Hundreds of colleagues at Pfizer and partner manufacturing sites have come together to respond to the sudden and urgent need for Zithromax® around the world. The commitment to excellence and equity have driven a global response to ensure supply of one of Pfizer’s essential medicines.
Over the past three months, COVID-19 has stressed supply chains for essential medicines and one of the most dynamic responses has been for Pfizer’s drug, Zithromax® (azithromycin). Zithromax is an antibiotic approved to treat certain bacterial infections including community acquired pneumonia. Empirical treatment of pneumonia with azithromycin is often indicated while the diagnosis of COVID-19 is underway. Zithromax is not approved to treat COVID-19 or other viral infections, and the safety and efficacy of azithromycin, either alone or in combination with other therapies, has not yet been demonstrated in patients with COVID-19.
Outside of US and China, global demand for azithromycin doubled while new requirements for Investigator Sponsored Research (ISRs) and humanitarian channels have increased the complexity of this supply chain. To respond to these urgent needs, colleagues from across Pfizer have collaborated in unprecedented ways to increase network flexibility and deliver Zithromax to impacted areas.
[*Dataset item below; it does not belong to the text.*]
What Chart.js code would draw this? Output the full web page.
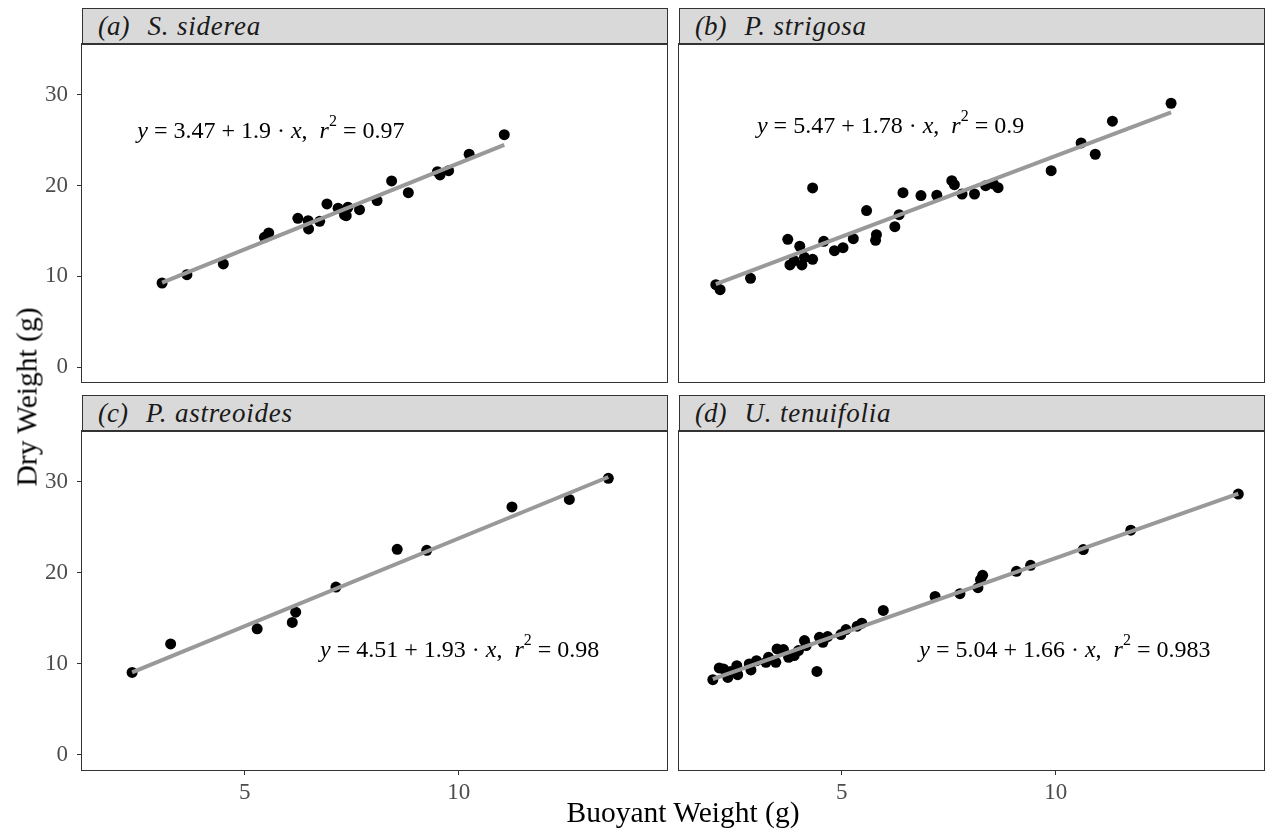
<!DOCTYPE html>
<html>
<head>
<meta charset="utf-8">
<script src="https://cdn.jsdelivr.net/npm/chart.js@4"></script>
<style>
  body { margin: 0; background: #fff; }
  #page { position: relative; width: 1266px; height: 831px; overflow: hidden; font-family: "Liberation Serif", "Times New Roman", serif; }
  canvas { position: absolute; }
  .strip { position: absolute; width: 586px; height: 37px; box-sizing: border-box; background: #d9d9d9; border: 1px solid #333;
           font-style: italic; font-size: 27px; line-height: 34px; padding-left: 15px; color: #1a1a1a; white-space: nowrap; }
  .strip .sp { margin-left: 18px; letter-spacing: 0.8px; }
  .title { position: absolute; color: #000; font-size: 29.5px; white-space: nowrap; }
</style>
</head>
<body>
<div id="page">
  <div class="strip" style="left:82px;top:8px">(a)<span class="sp">S. siderea</span></div>
  <div class="strip" style="left:679px;top:8px">(b)<span class="sp">P. strigosa</span></div>
  <div class="strip" style="left:82px;top:395px">(c)<span class="sp">P. astreoides</span></div>
  <div class="strip" style="left:679px;top:395px">(d)<span class="sp">U. tenuifolia</span></div>
  <canvas id="c0" width="670" height="346" style="left:0;top:40px"></canvas>
  <canvas id="c1" width="596" height="346" style="left:670px;top:40px"></canvas>
  <canvas id="c2" width="670" height="404" style="left:0;top:427px"></canvas>
  <canvas id="c3" width="596" height="404" style="left:670px;top:427px"></canvas>
  <div class="title" style="left:683px;top:796px;transform:translateX(-50%)">Buoyant Weight (g)</div>
  <div class="title" style="left:27px;top:397px;transform:translate(-50%,-50%) rotate(-90deg)">Dry Weight (g)</div>
</div>
<script>
// (a) S. siderea
const xSiderea = [3.07, 3.65, 4.50, 5.46, 5.56, 6.24, 6.48, 6.49, 6.75, 6.92, 7.18, 7.33, 7.41, 7.37, 7.68, 8.09, 8.43, 8.82, 9.50, 9.56, 9.76, 10.24, 11.06]
const ySiderea = [9.26, 10.18, 11.36, 14.3, 14.77, 16.39, 16.13, 15.22, 16.06, 17.97, 17.5, 16.76, 17.61, 16.68, 17.34, 18.34, 20.51, 19.22, 21.53, 21.17, 21.64, 23.45, 25.61]

// (b) P. strigosa
const xStrigosa = [2.06, 2.16, 2.87, 3.74, 3.79, 3.89, 4.02, 4.07, 4.13, 4.32, 4.32, 4.58, 4.83, 5.03, 5.27, 5.58, 5.79, 5.81, 6.24, 6.34, 6.43, 6.85, 7.22, 7.57, 7.63, 7.81, 8.10, 8.36, 8.54, 8.65, 9.89, 10.59, 10.92, 11.32, 12.69]
const yStrigosa = [9.07, 8.52, 9.78, 14.08, 11.25, 11.72, 13.31, 11.25, 12.09, 19.74, 11.87, 13.86, 12.82, 13.15, 14.15, 17.24, 13.97, 14.59, 15.47, 16.79, 19.22, 18.89, 18.93, 20.54, 20.1, 19.07, 19.07, 19.99, 20.18, 19.77, 21.64, 24.7, 23.45, 27.09, 29.07]

// (c) P. astreoides
const xAstreoides = [2.37, 3.27, 5.29, 6.11, 6.19, 7.13, 8.56, 9.25, 11.24, 12.58, 13.49]
const yAstreoides = [9.07, 12.2, 13.86, 14.57, 15.69, 18.45, 22.6, 22.49, 27.26, 28.08, 30.4]

// (d) U. tenuifolia
const xTenuifolia = [1.99, 2.14, 2.24, 2.34, 2.41, 2.55, 2.57, 2.84, 2.88, 3.01, 3.23, 3.29, 3.46, 3.49, 3.64, 3.76, 3.89, 3.99, 4.17, 4.13, 4.42, 4.48, 4.56, 4.67, 4.98, 5.10, 5.36, 5.47, 5.97, 7.18, 7.76, 8.18, 8.29, 8.24, 9.08, 9.41, 10.64, 11.75, 14.26]
const yTenuifolia = [8.27, 9.56, 9.45, 8.52, 9.18, 9.81, 8.82, 10.0, 9.34, 10.36, 10.18, 10.73, 10.18, 11.65, 11.58, 10.73, 10.92, 11.47, 12.02, 12.57, 9.18, 12.93, 12.38, 13.01, 13.23, 13.78, 14.15, 14.48, 15.88, 17.42, 17.72, 18.38, 19.74, 19.26, 20.18, 20.84, 22.57, 24.7, 28.67]

// fitted lines y = a + b*x and r^2
const intercepts = [3.47, 5.47, 4.51, 5.04]
const slopes = [1.9, 1.78, 1.93, 1.66]
const rSquared = [0.97, 0.9, 0.98, 0.983]
// where each equation sits (data units, text centre)
const labelX = [5.61, 6.14, 10.02, 10.21]
const labelY = [25.9, 26.5, 11.5, 11.45]

const xTicks = [5, 10]
const yTicks = [0, 10, 20, 30]
const xMin = 1.2, xMax = 14.86
const yMin = -1.65, yMax = 35.6

const xs = [xSiderea, xStrigosa, xAstreoides, xTenuifolia]
const ys = [ySiderea, yStrigosa, yAstreoides, yTenuifolia]

const serif = '"Liberation Serif", "Times New Roman", serif'

const framePlugin = {
  id: 'frame',
  afterDraw(chart) {
    const a = chart.chartArea, ctx = chart.ctx
    ctx.save()
    ctx.strokeStyle = '#333'
    ctx.lineWidth = 1
    ctx.strokeRect(a.left - 0.5, a.top - 0.5, a.right - a.left + 1, a.bottom - a.top + 1)
    ctx.restore()
  }
}

const eqPlugin = {
  id: 'eq',
  afterDatasetsDraw(chart) {
    const i = chart.options.plugins.eq.idx
    const ctx = chart.ctx
    const cx = chart.scales.x.getPixelForValue(labelX[i])
    const cy = chart.scales.y.getPixelForValue(labelY[i])
    const norm = '24px ' + serif, ital = 'italic 24px ' + serif, small = '16px ' + serif
    const parts = [
      [ital, 'y', 0], [norm, ' = ' + intercepts[i] + ' + ' + slopes[i] + ' \u00b7 ', 0], [ital, 'x', 0],
      [norm, ',  ', 0], [ital, 'r', 0], [small, '2', -10], [norm, ' = ' + rSquared[i], 0]
    ]
    ctx.save()
    let w = 0
    parts.forEach(p => { ctx.font = p[0]; w += ctx.measureText(p[1]).width })
    let x = cx - w / 2
    ctx.fillStyle = '#000'
    ctx.textBaseline = 'middle'
    parts.forEach(p => {
      ctx.font = p[0]
      ctx.fillText(p[1], x, cy + p[2])
      x += ctx.measureText(p[1]).width
    })
    ctx.restore()
  }
}

const tickGrid = { display: true, drawOnChartArea: false, drawTicks: true, tickLength: 5, color: '#333', lineWidth: 1 }

function makePanel(i) {
  const leftCol = i % 2 === 0
  const bottomRow = i >= 2
  const pts = xs[i].map((v, k) => ({ x: v, y: ys[i][k] }))
  const x0 = Math.min(...xs[i]), x1 = Math.max(...xs[i])
  const fit = [x0, x1].map(v => ({ x: v, y: intercepts[i] + slopes[i] * v }))

  return new Chart(document.getElementById('c' + i), {
    type: 'scatter',
    data: {
      datasets: [
        { data: fit, showLine: true, borderColor: '#999999', borderWidth: 4, pointRadius: 0, tension: 0, order: 0 },
        { data: pts, backgroundColor: '#000', borderWidth: 0, pointRadius: 5.5, order: 1 }
      ]
    },
    options: {
      responsive: false,
      animation: false,
      layout: { autoPadding: false, padding: { top: 4, bottom: bottomRow ? 0 : 4, left: leftCol ? 0 : 9, right: leftCol ? 3 : 2 } },
      plugins: { legend: { display: false }, tooltip: { enabled: false }, eq: { idx: i } },
      scales: {
        x: {
          type: 'linear', min: xMin, max: xMax, display: bottomRow,
          afterBuildTicks: s => { s.ticks = xTicks.map(v => ({ value: v })) },
          afterFit: s => {
            s.height = bottomRow ? 61 : 0
            s.paddingLeft = 0; s.paddingRight = 0
          },
          grid: tickGrid, border: { display: false },
          ticks: { font: { family: serif, size: 23 }, color: '#4d4d4d', padding: 4, maxRotation: 0, autoSkip: false }
        },
        y: {
          type: 'linear', min: yMin, max: yMax, display: leftCol,
          afterBuildTicks: s => { s.ticks = yTicks.map(v => ({ value: v })) },
          afterFit: s => {
            s.width = leftCol ? 82 : 0
            s.paddingTop = 0; s.paddingBottom = 0
          },
          grid: tickGrid, border: { display: false },
          ticks: { font: { family: serif, size: 23 }, color: '#4d4d4d', padding: 9, autoSkip: false }
        }
      }
    },
    plugins: [framePlugin, eqPlugin]
  })
}

const charts = [0, 1, 2, 3].map(makePanel)
</script>
</body>
</html>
As the pandemic emerged in China, Pfizer’s Kalamazoo, USA and Algete, Spain sites optimized production to respond with an additional 2 million units of intravenous Zithromax® for China. And in Ireland, the Ringaskiddy site adapted the 2020 schedule to ensure continuity of supply for the medicine in the China market throughout 2021.
To address the European market demand surge, Pfizer’s external partner – the Haupt manufacturing facility in Latina, Italy – delivered approximately four-times the typical monthly supply. Adding to the complexity, the supplier for packaging materials was located in Italy’s COVID-19 Red Zone, requiring the team to approve an alternate source in a record two weeks’ time.
“When Covid-19 hit, we knew that we had to find out-of-the-box ways to quickly meet patients’ evolving needs” said Tanya Alcorn, Vice President Supply Chain. “Thanks to hundreds of colleagues teamwork spanning PGS, HBU, Regulatory Affairs, Corporate Affairs, Legal and other divisions, we’ve been able to increase and redirect Zithromax® production to where it’s needed most. This collective effort is something every Pfizer colleague should feel proud of.”
In the United States, Pfizer was able to redirect tablets originally slated for donation to the International Trachoma Initiative (ITI) to help mitigate drug shortages. Each year, Pfizer manufactures and donates 300 million tablets to fight trachoma, the leading cause of infectious blindness. However, because of social distancing requirements related to COVID-19, the World Health Organization put the trachoma donation program on hold for the time being.
With donation programs paused, Zithromax® tablets originally manufactured for donation, but not yet packaged, could be directed to the United States for Greenstone and Branded supply. This allowed the Vega Baja site to supply US retail channels one month faster and keep Zithromax off backorder while the Barceloneta and Tuas sites could catch up with global demand increases. As of mid-May, Greenstone has supplied more than 140% of the expected annual Zithromax forecast since March.
Building on these efforts, Pfizer worked closely with US FDA to manage supply when Zithromax® went on US drug shortage in April. Pfizer made a one-time donation of Zithromax® (azithromycin) labeled for the trachoma donation program to the humanitarian organization Direct Relief in the United States to provide additional access to the product for more than 1.5M patients. The FDA authorized Pfizer and Direct Relief to distribute the International Trachoma Initiative (ITI) labelled product to hospitals experiencing shortages, accompanied by a communication that explains the labeling differences. Similar approaches are being reviewed in other countries with significant need.
“We are proud to be long-term supporters of the global effort to eliminate trachoma and remain committed to donating Zithromax to the International Trachoma Initiative through 2025” said Caroline Roan, President of The Pfizer Foundation and Vice President of Global Health and Patient Access. “But with the WHO trachoma program on hold, we’ve been able to redirect medicines that are not immediately needed in the trachoma program to help fight COVID-19.”
In addition to commercial and donation supply, Pfizer is responding to several Investigator Sponsored Researchers for Zithromax® clinical trials. A cross-functional team is working to flexibly use commercial supply available closest to the trial locations so that these important trials can start as quickly as possible.
“Pfizer colleagues have stepped up in countless ways in the fight against COVID-19” said Alcorn. “This is just another way we’re #InItTogether.”